Set down, exactly as written, the lines from the top of the data to the line that holds "ax.spines[s].set_linewidth(1.2)", and omit the pictures.

----

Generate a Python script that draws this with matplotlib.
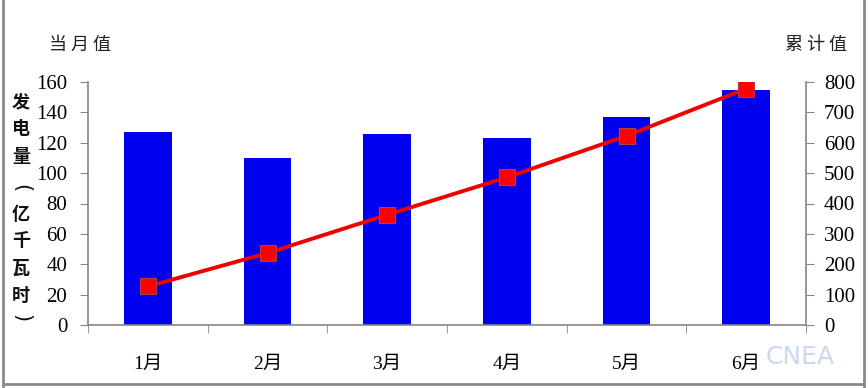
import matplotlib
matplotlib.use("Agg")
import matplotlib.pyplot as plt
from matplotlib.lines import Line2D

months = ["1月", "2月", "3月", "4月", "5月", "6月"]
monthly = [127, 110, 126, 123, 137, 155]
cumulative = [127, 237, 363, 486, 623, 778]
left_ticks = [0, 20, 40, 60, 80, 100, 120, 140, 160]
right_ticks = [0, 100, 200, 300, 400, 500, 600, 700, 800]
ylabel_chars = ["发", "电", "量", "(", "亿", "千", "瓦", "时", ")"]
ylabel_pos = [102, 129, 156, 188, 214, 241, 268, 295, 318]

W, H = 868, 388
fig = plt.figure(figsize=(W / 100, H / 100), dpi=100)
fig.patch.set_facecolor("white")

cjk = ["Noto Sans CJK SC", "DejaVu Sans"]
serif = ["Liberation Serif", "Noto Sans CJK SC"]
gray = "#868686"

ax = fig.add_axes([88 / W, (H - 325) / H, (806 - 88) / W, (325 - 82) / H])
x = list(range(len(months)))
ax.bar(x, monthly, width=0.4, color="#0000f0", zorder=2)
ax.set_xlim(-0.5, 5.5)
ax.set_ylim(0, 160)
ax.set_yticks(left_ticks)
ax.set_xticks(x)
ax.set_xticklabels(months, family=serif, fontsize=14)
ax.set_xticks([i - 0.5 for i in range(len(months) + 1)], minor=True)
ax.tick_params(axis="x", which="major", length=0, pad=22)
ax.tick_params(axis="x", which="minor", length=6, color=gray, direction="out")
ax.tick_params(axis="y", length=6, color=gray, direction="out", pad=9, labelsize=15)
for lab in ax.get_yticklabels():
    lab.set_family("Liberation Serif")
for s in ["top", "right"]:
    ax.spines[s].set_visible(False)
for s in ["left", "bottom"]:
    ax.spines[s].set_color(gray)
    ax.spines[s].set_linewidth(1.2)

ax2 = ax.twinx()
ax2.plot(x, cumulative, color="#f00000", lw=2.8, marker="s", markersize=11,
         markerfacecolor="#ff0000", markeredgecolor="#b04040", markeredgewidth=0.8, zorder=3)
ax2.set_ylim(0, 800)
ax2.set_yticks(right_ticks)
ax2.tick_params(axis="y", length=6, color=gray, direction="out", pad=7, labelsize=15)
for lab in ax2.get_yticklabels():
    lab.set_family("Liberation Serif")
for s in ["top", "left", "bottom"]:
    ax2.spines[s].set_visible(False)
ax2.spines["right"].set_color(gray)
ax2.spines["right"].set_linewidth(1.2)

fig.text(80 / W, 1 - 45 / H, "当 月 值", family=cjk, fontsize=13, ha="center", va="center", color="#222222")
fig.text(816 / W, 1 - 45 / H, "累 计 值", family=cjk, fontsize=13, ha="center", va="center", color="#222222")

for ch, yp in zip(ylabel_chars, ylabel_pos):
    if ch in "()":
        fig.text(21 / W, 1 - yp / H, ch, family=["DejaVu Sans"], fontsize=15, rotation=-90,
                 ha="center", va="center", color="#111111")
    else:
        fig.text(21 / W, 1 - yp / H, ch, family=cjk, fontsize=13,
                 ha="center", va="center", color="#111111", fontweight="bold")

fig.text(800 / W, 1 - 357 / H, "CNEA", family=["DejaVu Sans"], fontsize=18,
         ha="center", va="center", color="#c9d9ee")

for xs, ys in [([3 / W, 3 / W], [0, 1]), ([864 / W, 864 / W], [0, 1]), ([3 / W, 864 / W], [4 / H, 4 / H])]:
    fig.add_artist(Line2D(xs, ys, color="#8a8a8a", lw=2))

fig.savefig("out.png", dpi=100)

----

Answer for the task.
Generate a Python script that draws this with matplotlib.
import matplotlib
matplotlib.use("Agg")
import matplotlib.pyplot as plt
from matplotlib.lines import Line2D

months = ["1月", "2月", "3月", "4月", "5月", "6月"]
monthly = [127, 110, 126, 123, 137, 155]
cumulative = [127, 237, 363, 486, 623, 778]
left_ticks = [0, 20, 40, 60, 80, 100, 120, 140, 160]
right_ticks = [0, 100, 200, 300, 400, 500, 600, 700, 800]
ylabel_chars = ["发", "电", "量", "(", "亿", "千", "瓦", "时", ")"]
ylabel_pos = [102, 129, 156, 188, 214, 241, 268, 295, 318]

W, H = 868, 388
fig = plt.figure(figsize=(W / 100, H / 100), dpi=100)
fig.patch.set_facecolor("white")

cjk = ["Noto Sans CJK SC", "DejaVu Sans"]
serif = ["Liberation Serif", "Noto Sans CJK SC"]
gray = "#868686"

ax = fig.add_axes([88 / W, (H - 325) / H, (806 - 88) / W, (325 - 82) / H])
x = list(range(len(months)))
ax.bar(x, monthly, width=0.4, color="#0000f0", zorder=2)
ax.set_xlim(-0.5, 5.5)
ax.set_ylim(0, 160)
ax.set_yticks(left_ticks)
ax.set_xticks(x)
ax.set_xticklabels(months, family=serif, fontsize=14)
ax.set_xticks([i - 0.5 for i in range(len(months) + 1)], minor=True)
ax.tick_params(axis="x", which="major", length=0, pad=22)
ax.tick_params(axis="x", which="minor", length=6, color=gray, direction="out")
ax.tick_params(axis="y", length=6, color=gray, direction="out", pad=9, labelsize=15)
for lab in ax.get_yticklabels():
    lab.set_family("Liberation Serif")
for s in ["top", "right"]:
    ax.spines[s].set_visible(False)
for s in ["left", "bottom"]:
    ax.spines[s].set_color(gray)
    ax.spines[s].set_linewidth(1.2)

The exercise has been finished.